Abstract

The combined effect of temperature and moisture (or water activity) on the rate of nutrients loss and other deteriorative chemical reactions in foods has been primarily studied in relation to drying. In long foods storage, changes in their temperature and/or moisture content are much slower and never as dramatic, but their effect can be similar in kind. Reported degradation reactions in foods mostly followed first- or other fixed-order kinetics. Hence, their progress under dynamic conditions primarily depends on the varying rate constant. Perhaps the most economic way to describe the rate constant’s variations pattern and magnitude is a two-parameter temperature-dependence model whose two coefficients are moisture dependent, each described by another two-parameter model, which brings the total number of adjustable parameters to four.

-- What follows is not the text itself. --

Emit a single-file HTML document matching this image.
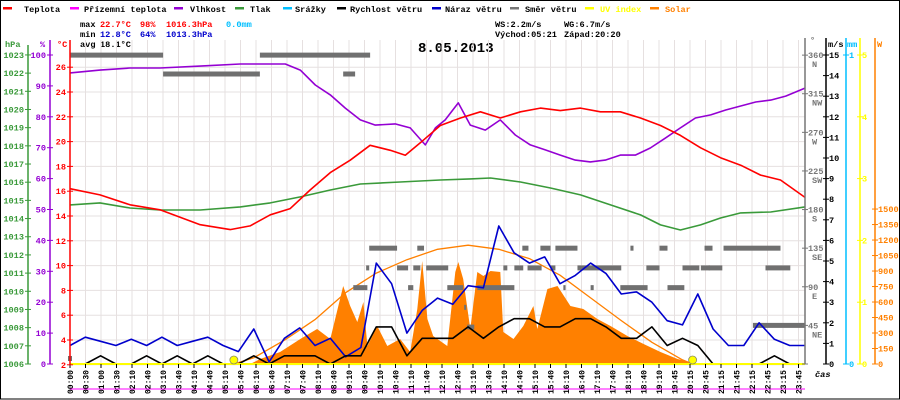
<!DOCTYPE html>
<html><head><meta charset="utf-8"><style>
html,body{margin:0;padding:0;background:#fff}
svg{display:block}
text{font-family:"Liberation Mono",monospace;font-weight:bold;font-size:8.6px}
</style></head><body>
<svg id="chart" width="900" height="400" viewBox="0 0 900 400" xmlns="http://www.w3.org/2000/svg">
<rect x="0.5" y="0.5" width="899" height="398.5" fill="#fff" stroke="#000" stroke-width="1"/>
<g>
 <g><rect x="3" y="7" width="9" height="2.5" fill="#f00"/><text x="24" y="12">Teplota</text></g>
 <g><rect x="70" y="7" width="9" height="2.5" fill="#f0f"/><text x="84" y="12">Přízemní teplota</text></g>
 <g><rect x="174" y="7" width="9" height="2.5" fill="#9400d3"/><text x="190" y="12">Vlhkost</text></g>
 <g><rect x="235" y="7" width="9" height="2.5" fill="#3a9a3a"/><text x="250" y="12">Tlak</text></g>
 <g><rect x="283" y="7" width="9" height="2.5" fill="#00bfff"/><text x="295" y="12">Srážky</text></g>
 <g><rect x="337" y="7" width="9" height="2.5" fill="#000"/><text x="350" y="12">Rychlost větru</text></g>
 <g><rect x="432" y="7" width="9" height="2.5" fill="#0000cc"/><text x="445" y="12">Náraz větru</text></g>
 <g><rect x="510" y="7" width="9" height="2.5" fill="#777"/><text x="525" y="12">Směr větru</text></g>
 <g><rect x="585" y="7" width="9" height="2.5" fill="#ff0"/><text x="600" y="12" fill="#ff0">UV index</text></g>
 <g><rect x="650" y="7" width="9" height="2.5" fill="#ff8000"/><text x="665" y="12" fill="#ff8000">Solar</text></g>
</g>
<g>
 <text x="80" y="27">max</text><text x="100" y="27" fill="#f00">22.7°C</text><text x="140" y="27" fill="#f00">98%</text><text x="166" y="27" fill="#f00">1016.3hPa</text><text x="226" y="27" fill="#00bfff">0.0mm</text>
 <text x="80" y="37">min</text><text x="100" y="37" fill="#0000cc">12.8°C</text><text x="140" y="37" fill="#0000cc">64%</text><text x="166" y="37" fill="#0000cc">1013.3hPa</text>
 <text x="80" y="47">avg</text><text x="100" y="47">18.1°C</text>
 <text x="495" y="27">WS:2.2m/s</text><text x="564" y="27">WG:6.7m/s</text>
 <text x="495" y="37">Východ:05:21</text><text x="564" y="37">Západ:20:20</text>
</g>
<text x="418" y="52" style="font-size:14px">8.05.2013</text>
<g>
 <text x="5" y="47" fill="#3a9a3a">hPa</text><text x="40" y="47" fill="#9400d3">%</text><text x="57" y="47" fill="#f00">°C</text>
 <text x="810" y="43" fill="#777">°</text><text x="828" y="47">m/s</text><text x="847" y="47" fill="#00bfff">mm</text><text x="877" y="47" fill="#ff8000">W</text>
 <text x="815" y="377" style="font-style:italic">čas</text>
</g>
<g id="grid"></g><g id="marks"></g><g id="axes"></g>
</svg>
<script>
const temperatureHours=[0,0.98,1.96,2.94,4.25,5.23,5.88,6.54,7.19,7.84,8.5,9.15,9.8,10.46,10.95,11.44,12.09,12.75,13.4,14.05,14.71,15.36,16.01,16.67,17.32,17.97,18.63,19.28,19.93,20.59,21.24,21.9,22.55,23.2,24];
const temperatureValues=[16.2,15.7,14.9,14.5,13.3,12.9,13.2,14.1,14.6,16.1,17.5,18.5,19.7,19.3,18.9,19.9,21.3,21.9,22.4,21.9,22.4,22.7,22.5,22.7,22.4,22.4,21.9,21.3,20.5,19.5,18.7,18.1,17.3,16.9,15.5];
const humidityHours=[0,0.98,1.96,2.94,4.25,5.56,6.54,7.03,7.52,8.01,8.5,8.99,9.48,9.97,10.62,11.11,11.6,11.93,12.25,12.68,13.07,13.56,14.05,14.54,15.03,15.52,16.01,16.5,16.99,17.48,17.97,18.46,18.95,19.44,19.93,20.42,20.92,21.41,21.9,22.39,22.88,23.37,24];
const humidityValues=[94.2,95.1,95.8,95.8,96.4,97.1,97.1,97.1,95.1,90.3,87.1,82.8,79,77.3,77.7,76.4,70.9,76.4,79,84.5,77.3,75.7,79,74.1,70.9,69.3,67.6,66,65.4,66,67.6,67.6,69.9,73.1,76.4,79.6,80.6,82.2,83.5,84.8,85.4,86.7,89.3];
const pressureHours=[0,0.98,1.96,2.94,4.25,5.56,6.54,7.52,8.5,9.48,10.78,12.09,13.07,13.73,14.71,15.69,16.67,17.65,18.63,19.28,19.93,20.59,21.24,21.9,22.88,24];
const pressureValues=[1014.75,1014.86,1014.58,1014.47,1014.47,1014.64,1014.86,1015.19,1015.57,1015.9,1016.01,1016.12,1016.18,1016.23,1016.01,1015.68,1015.3,1014.75,1014.2,1013.65,1013.37,1013.65,1014.03,1014.31,1014.36,1014.64];
const windSpeedValues=[0,0,0.4,0,0,0.4,0,0.4,0,0.4,0,0,0.4,0,0.4,0.4,0.4,0,0.4,0.4,1.8,1.8,0.4,1.25,1.25,1.25,1.8,1.25,1.8,2.2,2.2,1.8,1.8,2.2,2.2,1.8,1.25,1.25,1.8,0.9,1.25,0.9,0,0,0,0,0.4,0,0];
const windGustValues=[0.9,1.3,1.1,0.9,1.2,0.9,1.3,0.9,1.1,1.3,0.9,0.6,1.7,0.1,1.25,1.75,0.9,1.25,0.35,0.8,4.9,3.9,1.5,2.6,3.2,2.9,3.8,3.7,6.7,5.4,4.9,5.2,3.9,4.3,4.9,4.4,3.4,3.5,3.0,2.1,1.9,3.4,1.7,0.9,0.9,2.0,1.2,0.9,0.9];
const solarHours=[5.88,6.21,6.86,7.52,8.07,8.5,8.92,9.15,9.38,9.58,9.71,10.03,10.36,10.78,11.11,11.34,11.5,11.67,11.86,12.32,12.58,12.68,12.84,13.07,13.3,13.5,13.73,14.05,14.15,14.48,14.8,15.13,15.26,15.59,15.92,16.34,16.76,17.22,17.65,18.2,18.73,19.28,19.84,20.36,20.59];
const solarValues=[0,48,116,242,339,242,755,561,407,600,174,368,174,242,116,532,997,436,271,174,891,987,823,339,891,852,900,891,310,242,368,561,339,726,755,561,532,436,368,271,194,116,48,10,0];
const clearSkyHours=[5.35,6,7,7.5,8,9,10,11,12,13,14,15,16,17,18,19,20,20.33];
const clearSkyValues=[0,60,230,330,430,690,880,1010,1110,1150,1110,1020,860,640,420,210,40,0];
const dirStartHours=[0,6.2,3.04,8.92,9.77,11.34,14.77,15.36,15.85,18.3,19.25,20.72,21.34,9.67,10.68,11.21,11.63,14.15,14.51,14.94,15.69,16.57,18.82,20.0,20.6,20.85,22.71,9.25,11.04,12.32,13.3,16.11,17.0,17.97,19.51,12.97,12.87,22.3];
const dirEndHours=[3.04,9.8,6.2,9.31,10.68,11.56,14.97,15.69,16.57,18.4,19.51,20.98,23.2,9.77,11.04,11.44,12.35,14.28,14.8,15.4,15.85,18.0,19.25,20.55,20.9,21.3,23.52,9.71,11.21,12.84,14.51,16.18,17.1,18.86,20.06,13.2,12.94,24];
const dirDegrees=[360,360,338,338,135,135,135,135,135,135,135,135,135,112,112,112,112,112,112,112,112,112,112,112,112,112,112,89,89,89,89,89,89,89,89,43,66,45];
const timeLabels=["00:00","00:30","01:00","01:30","02:10","02:40","03:10","03:40","04:10","04:40","05:10","05:40","06:10","06:40","07:10","07:40","08:10","08:40","09:10","09:40","10:10","10:40","11:10","11:40","12:10","12:40","13:10","13:40","14:10","14:40","15:10","15:40","16:10","16:40","17:10","17:40","18:10","18:40","19:10","19:45","20:15","20:45","21:15","21:45","22:15","22:45","23:15","23:45"];
const sunEventHours=[5.35,20.33];
const pressureTicks=[1006,1007,1008,1009,1010,1011,1012,1013,1014,1015,1016,1017,1018,1019,1020,1021,1022,1023];
const humidityTicks=[0,10,20,30,40,50,60,70,80,90,100];
const tempTicks=[2,4,6,8,10,12,14,16,18,20,22,24,26];
const dirTicks=[45,90,135,180,225,270,315,360];
const dirNames=["NE","E","SE","S","SW","W","NW","N"];
const speedTicks=[0,1,2,3,4,5,6,7,8,9,10,11,12,13,14,15];
const rainTicks=[0,1];
const uvTicks=[0,1,2,3,4,5];
const solarTicks=[0,150,300,450,600,750,900,1050,1200,1350,1500];

const NS="http://www.w3.org/2000/svg";
const xOf=h=>70+h*735/24;
const yT=t=>364.8-(t-2)*12.4;
const yH=p=>364-p*3.09;
const yP=v=>364-(v-1006)*18.18;
const yV=v=>364-v*20.6;
const yDeg=d=>364-d*0.858;
const yW=w=>364-w*0.1033;
const yUV=u=>364-u*61.8;
const yMM=m=>364-m*309;
function mk(tag,attrs,parent){const e=document.createElementNS(NS,tag);for(const k in attrs)e.setAttribute(k,attrs[k]);parent.appendChild(e);return e;}
const grid=document.getElementById('grid'),marks=document.getElementById('marks'),axes=document.getElementById('axes');

timeLabels.forEach((lab,i)=>{const x=70+i*15.5;
 const g=mk('line',{x1:x,x2:x,y1:40,y2:364,stroke:'#e6e0e0','stroke-width':1},grid);
 
 
 const tk=mk('line',{x1:x,x2:x,y1:364,y2:368,stroke:'#000'},axes);
 
 
 const t=mk('text',{x:0,y:0,'text-anchor':'end',transform:`translate(${x+3},370) rotate(-90)`,style:'font-size:8px'},axes);
 t.textContent=lab;
 
 
});
tempTicks.forEach(v=>{const y=yT(v);
 const g=mk('line',{x1:70,x2:805,y1:y,y2:y,stroke:'#e6e0e0'},grid);
 
 
});

function line(hs,vs,yf,color,w,name){
 const pts=hs.map((h,i)=>xOf(h).toFixed(1)+','+yf(vs[i]).toFixed(1)).join(' ');
 const p=mk('polyline',{points:pts,fill:'none',stroke:color,'stroke-width':w,'stroke-linejoin':'round'},marks);
 
 
 return p;
}
const halfHours=windGustValues.map((v,i)=>i/2);

{const pts=solarHours.map((h,i)=>xOf(h).toFixed(1)+','+yW(solarValues[i]).toFixed(1));
 pts.push(xOf(solarHours[solarHours.length-1]).toFixed(1)+',364',xOf(solarHours[0]).toFixed(1)+',364');
 const p=mk('polygon',{points:pts.join(' '),fill:'#ff8000'},marks);
 
 }
line(clearSkyHours,clearSkyValues,yW,'#ff8000',1.3,'solar-clear-sky-line');

dirDegrees.forEach((d,i)=>{const y=yDeg(d);
 const r=mk('rect',{x:xOf(dirStartHours[i]),y:y-2.5,width:Math.max(2,xOf(dirEndHours[i])-xOf(dirStartHours[i])),height:5,fill:'#707070'},marks);
 
 });

line(pressureHours,pressureValues,yP,'#3a9a3a',1.6,'pressure-line');
line(humidityHours,humidityValues,yH,'#9400d3',1.6,'humidity-line');
line(temperatureHours,temperatureValues,yT,'#f00',1.6,'temperature-line');
line(halfHours,windGustValues,yV,'#0000cc',1.6,'wind-gust-line');
line(windSpeedValues.map((v,i)=>i/2),windSpeedValues,yV,'#000',1.6,'wind-speed-line');

{const u=mk('line',{x1:70,x2:805,y1:yUV(0),y2:yUV(0),stroke:'#ff0','stroke-width':2},marks);
 
 
 const m=mk('line',{x1:70,x2:805,y1:389,y2:389,stroke:'#f0f','stroke-width':1},marks);
 
 }
sunEventHours.forEach(h=>{const c=mk('circle',{cx:xOf(h),cy:360,r:4,fill:'#ff0',stroke:'#886',"stroke-width":0.8},marks);
 
 });
{const s=mk('rect',{x:68,y:356,width:4,height:5,fill:'#707070'},marks);
 
 }

function axis(x,y1,color,ticks,yf,labX,anchor,name,fmt){
 const l=mk('line',{x1:x,x2:x,y1:y1,y2:364,stroke:color,'stroke-width':1.5},axes);
 
 
 ticks.forEach((v,i)=>{const y=yf(v);
  const t=mk('line',{x1:x-3,x2:x+3,y1:y,y2:y,stroke:color},axes);
  
  
  const tx=mk('text',{x:labX,y:y+3,fill:color,'text-anchor':anchor},axes);
  tx.textContent=fmt?fmt(v,i):v;
  
  });
}
axis(28,45,'#3a9a3a',pressureTicks,yP,24,'end','pressure-axis');
axis(50,40,'#9400d3',humidityTicks,yH,46,'end','humidity-axis');
axis(70,40,'#f00',tempTicks,yT,66,'end','temperature-axis');
axis(805,38,'#777',[0].concat(dirTicks),yDeg,808,'start','direction-axis',v=>v===0?'':v);
dirTicks.forEach((d,i)=>{const t=mk('text',{x:812,y:yDeg(d)+12,fill:'#777'},axes);
 t.textContent=dirNames[i];
 
 });
axis(826,38,'#000',speedTicks,yV,829,'start','wind-speed-axis');
axis(846,38,'#00bfff',rainTicks,yMM,849,'start','rain-axis');
axis(860,38,'#ff0',uvTicks,yUV,862,'start','uv-axis');
axis(875,38,'#ff8000',solarTicks,yW,878,'start','solar-axis');
</script>
</body></html>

Such a flexible model is the two-parameter exponential temperature-dependence term, a simpler substitute to the Arrhenius equation, whose two parameters’ moisture dependencies are also described by two similar exponential terms. This model’s flexibility is demonstrated with computer simulations of chemical degradation under varying temperature and moisture conditions. Testing a large number of products stored for long times by the traditional methods to determine a reaction’s kinetic parameters and their temperature and moisture dependencies can create logistic problems. Theoretically, they can be avoided by estimating the kinetic parameters directly from several successive concentration determinations during a single dynamic storage experiment whereby the monitored temperature and moisture are allowed to vary arbitrarily. The principle is demonstrated with simulated data having no or very small errors. However, its practical implementation might not be effective if the experimental concentration measurements have a substantial scatter.